▶ DIRECTION: In the listing that follows, retype every line from the first through the one containing "(0,0) rectangle (897,539);". Pictures are to be left out.

┌────────

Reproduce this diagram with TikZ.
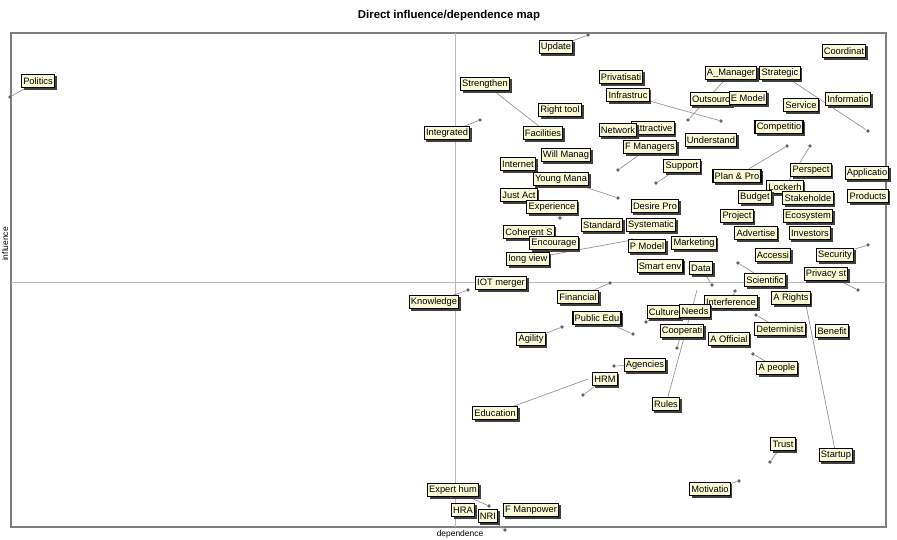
\documentclass[tikz,border=0pt]{standalone}
\usepackage{fontspec}
\setmainfont{Liberation Sans}
\usetikzlibrary{shadows}
\definecolor{mapfill}{RGB}{250,250,214}
\definecolor{mapline}{RGB}{150,150,150}
\definecolor{mapframe}{RGB}{125,125,125}
\definecolor{mapaxis}{RGB}{185,185,185}

\begin{document}
\begin{tikzpicture}[
    x=0.02cm,
    y=-0.02cm,
    varbox/.style={
        draw=black,
        line width=0.6pt,
        fill=mapfill,
        font=\fontsize{5.3}{6}\selectfont,
        inner sep=1pt,
        minimum height=7.8pt,
        drop shadow={shadow xshift=1.2pt, shadow yshift=-1.2pt, fill=black!75, opacity=1}
    },
    varpoint/.style={
        circle,
        fill=black!60,
        inner sep=0pt,
        minimum size=2.2pt
    },
    leader/.style={
        draw=mapline,
        line width=0.4pt
    }
]

\useasboundingbox (0,0) rectangle (897,539);

% frame and axes
\node[font=\bfseries\fontsize{6.5}{7}\selectfont] (title) at (449,16) {Direct influence/dependence map};
\draw[draw=mapframe, line width=0.8pt] (11,33) rectangle (886,527);
\draw[draw=mapaxis, line width=0.5pt] (455,33) -- (455,527);
\draw[draw=mapaxis, line width=0.5pt] (11,282) -- (886,282);
\node[font=\fontsize{4.8}{5}\selectfont] (xlabel) at (460,534) {dependence};
\node[font=\fontsize{4.8}{5}\selectfont, rotate=90] (ylabel) at (5,244) {influence};

% points and leader ends
\node[varpoint] (politicsPt) at (10,97) {};
\node[varpoint] (updatePt) at (588,35) {};
\coordinate (strengthenPt) at (540,127);
\node[varpoint] (managerPt) at (688,120) {};
\node[varpoint] (strategicPt) at (868,131) {};
\node[varpoint] (infrastrucPt) at (721,121) {};
\node[varpoint] (integratedPt) at (480,120) {};
\node[varpoint] (fmanagersPt) at (618,170) {};
\node[varpoint] (willPt) at (548,157) {};
\node[varpoint] (supportPt) at (656,183) {};
\node[varpoint] (youngPt) at (618,198) {};
\node[varpoint] (planPt) at (787,146) {};
\node[varpoint] (lockerPt) at (810,146) {};
\node[varpoint] (experiencePt) at (560,218) {};
\node[varpoint] (securityPt) at (868,245) {};
\node[varpoint] (longviewPt) at (632,240) {};
\node[varpoint] (dataPt) at (712,285) {};
\node[varpoint] (scientificPt) at (738,263) {};
\node[varpoint] (privacyPt) at (858,290) {};
\node[varpoint] (financialPt) at (610,283) {};
\node[varpoint] (knowledgePt) at (468,290) {};
\node[varpoint] (interferencePt) at (735,291) {};
\node[varpoint] (culturePt) at (646,322) {};
\node[varpoint] (publicPt) at (633,334) {};
\node[varpoint] (deterministPt) at (756,315) {};
\node[varpoint] (agilityPt) at (562,327) {};
\node[varpoint] (cooperatiPt) at (677,348) {};
\node[varpoint] (agenciesPt) at (614,366) {};
\node[varpoint] (peoplePt) at (753,354) {};
\node[varpoint] (hrmPt) at (583,395) {};
\coordinate (educationPt) at (588,379);
\coordinate (rulesPt) at (697,290);
\node[varpoint] (trustPt) at (770,462) {};
\coordinate (startupPt) at (806,305);
\node[varpoint] (motivatioPt) at (739,481) {};
\node[varpoint] (expertPt) at (489,506) {};
\node[varpoint] (nriPt) at (505,530) {};

% leader lines (drawn before labels)
\draw[leader] (38,81) -- (politicsPt);
\draw[leader] (556,47) -- (updatePt);
\draw[leader] (485,84) -- (strengthenPt);
\draw[leader] (731,73) -- (managerPt);
\draw[leader] (780,73) -- (strategicPt);
\draw[leader] (628,95) -- (infrastrucPt);
\draw[leader] (447,133) -- (integratedPt);
\draw[leader] (650,147) -- (fmanagersPt);
\draw[leader] (566,155) -- (willPt);
\draw[leader] (682,166) -- (supportPt);
\draw[leader] (561,179) -- (youngPt);
\draw[leader] (737,176) -- (planPt);
\draw[leader] (785,187) -- (lockerPt);
\draw[leader] (552,207) -- (experiencePt);
\draw[leader] (835,255) -- (securityPt);
\draw[leader] (528,259) -- (longviewPt);
\draw[leader] (701,268) -- (dataPt);
\draw[leader] (765,280) -- (scientificPt);
\draw[leader] (826,274) -- (privacyPt);
\draw[leader] (578,297) -- (financialPt);
\draw[leader] (434,302) -- (knowledgePt);
\draw[leader] (731,302) -- (interferencePt);
\draw[leader] (664,312) -- (culturePt);
\draw[leader] (597,318) -- (publicPt);
\draw[leader] (780,329) -- (deterministPt);
\draw[leader] (531,339) -- (agilityPt);
\draw[leader] (682,331) -- (cooperatiPt);
\draw[leader] (645,365) -- (agenciesPt);
\draw[leader] (777,368) -- (peoplePt);
\draw[leader] (605,379) -- (hrmPt);
\draw[leader] (495,413) -- (educationPt);
\draw[leader] (666,404) -- (rulesPt);
\draw[leader] (783,444) -- (trustPt);
\draw[leader] (836,455) -- (startupPt);
\draw[leader] (710,489) -- (motivatioPt);
\draw[leader] (453,490) -- (expertPt);
\draw[leader] (488,516) -- (nriPt);

% variable labels
\node[varbox] (politics) at (38,81) {Politics};
\node[varbox] (update) at (556,47) {Update};
\node[varbox] (coordinat) at (844,51) {Coordinat};
\node[varbox] (strengthen) at (485,84) {Strengthen};
\node[varbox] (privatisati) at (621,77) {Privatisati};
\node[varbox] (manager) at (731,73) {A\_Manager};
\node[varbox] (strategic) at (780,73) {Strategic};
\node[varbox] (infrastruc) at (628,95) {Infrastruc};
\node[varbox] (outsourc) at (711,99) {Outsourc};
\node[varbox] (emodel) at (748,98) {E Model};
\node[varbox] (informatio) at (848,99) {Informatio};
\node[varbox] (service) at (801,105) {Service};
\node[varbox] (righttool) at (560,110) {Right tool};
\node[varbox] (integrated) at (447,133) {Integrated};
\node[varbox] (facilities) at (543,133) {Facilities};
\node[varbox] (attractive) at (653,128) {Attractive};
\node[varbox] (network) at (618,130) {Network};
\node[varbox] (understand) at (711,140) {Understand};
\node[varbox] (competitio) at (779,127) {Competitio};
\node[varbox] (fmanagers) at (650,147) {F Managers};
\node[varbox] (will) at (566,155) {Will Manag};
\node[varbox] (internet) at (518,164) {Internet};
\node[varbox] (support) at (682,166) {Support};
\node[varbox] (young) at (561,179) {Young Mana};
\node[varbox] (plan) at (737,176) {Plan \& Pro};
\node[varbox] (perspect) at (811,170) {Perspect};
\node[varbox] (applicatio) at (867,173) {Applicatio};
\node[varbox] (justact) at (519,195) {Just Act};
\node[varbox] (locker) at (785,187) {Lockerh};
\node[varbox] (budget) at (755,197) {Budget};
\node[varbox] (stakeholde) at (808,198) {Stakeholde};
\node[varbox] (products) at (868,196) {Products};
\node[varbox] (experience) at (552,207) {Experience};
\node[varbox] (desire) at (655,206) {Desire Pro};
\node[varbox] (standard) at (602,225) {Standard};
\node[varbox] (systematic) at (651,225) {Systematic};
\node[varbox] (project) at (737,216) {Project};
\node[varbox] (ecosystem) at (808,216) {Ecosystem};
\node[varbox] (coherent) at (529,232) {Coherent S};
\node[varbox] (encourage) at (554,243) {Encourage};
\node[varbox] (advertise) at (756,233) {Advertise};
\node[varbox] (investors) at (810,233) {Investors};
\node[varbox] (pmodel) at (647,246) {P Model};
\node[varbox] (marketing) at (694,243) {Marketing};
\node[varbox] (accessi) at (773,255) {Accessi};
\node[varbox] (security) at (835,255) {Security};
\node[varbox] (longview) at (528,259) {long view};
\node[varbox] (smartenv) at (660,266) {Smart env};
\node[varbox] (data) at (701,268) {Data};
\node[varbox] (scientific) at (765,280) {Scientific};
\node[varbox] (privacy) at (826,274) {Privacy st};
\node[varbox] (iot) at (501,283) {IOT merger};
\node[varbox] (financial) at (578,297) {Financial};
\node[varbox] (knowledge) at (434,302) {Knowledge};
\node[varbox] (arights) at (791,298) {A Rights};
\node[varbox] (interference) at (731,302) {Interference};
\node[varbox] (culture) at (664,312) {Culture};
\node[varbox] (needs) at (695,311) {Needs};
\node[varbox] (public) at (597,318) {Public Edu};
\node[varbox] (determinist) at (780,329) {Determinist};
\node[varbox] (benefit) at (832,331) {Benefit};
\node[varbox] (agility) at (531,339) {Agility};
\node[varbox] (cooperati) at (682,331) {Cooperati};
\node[varbox] (official) at (729,339) {A Official};
\node[varbox] (agencies) at (645,365) {Agencies};
\node[varbox] (people) at (777,368) {A people};
\node[varbox] (hrm) at (605,379) {HRM};
\node[varbox] (education) at (495,413) {Education};
\node[varbox] (rules) at (666,404) {Rules};
\node[varbox] (trust) at (783,444) {Trust};
\node[varbox] (startup) at (836,455) {Startup};
\node[varbox] (motivatio) at (710,489) {Motivatio};
\node[varbox] (expert) at (453,490) {Expert hum};
\node[varbox] (hra) at (463,510) {HRA};
\node[varbox] (nri) at (488,516) {NRI};
\node[varbox] (fmanpower) at (531,510) {F Manpower};

\end{tikzpicture}
\end{document}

└────────

▶ RESPONSE TO THIS EXERCISE:
Reproduce this diagram with TikZ.
\documentclass[tikz,border=0pt]{standalone}
\usepackage{fontspec}
\setmainfont{Liberation Sans}
\usetikzlibrary{shadows}
\definecolor{mapfill}{RGB}{250,250,214}
\definecolor{mapline}{RGB}{150,150,150}
\definecolor{mapframe}{RGB}{125,125,125}
\definecolor{mapaxis}{RGB}{185,185,185}

\begin{document}
\begin{tikzpicture}[
    x=0.02cm,
    y=-0.02cm,
    varbox/.style={
        draw=black,
        line width=0.6pt,
        fill=mapfill,
        font=\fontsize{5.3}{6}\selectfont,
        inner sep=1pt,
        minimum height=7.8pt,
        drop shadow={shadow xshift=1.2pt, shadow yshift=-1.2pt, fill=black!75, opacity=1}
    },
    varpoint/.style={
        circle,
        fill=black!60,
        inner sep=0pt,
        minimum size=2.2pt
    },
    leader/.style={
        draw=mapline,
        line width=0.4pt
    }
]

\useasboundingbox (0,0) rectangle (897,539);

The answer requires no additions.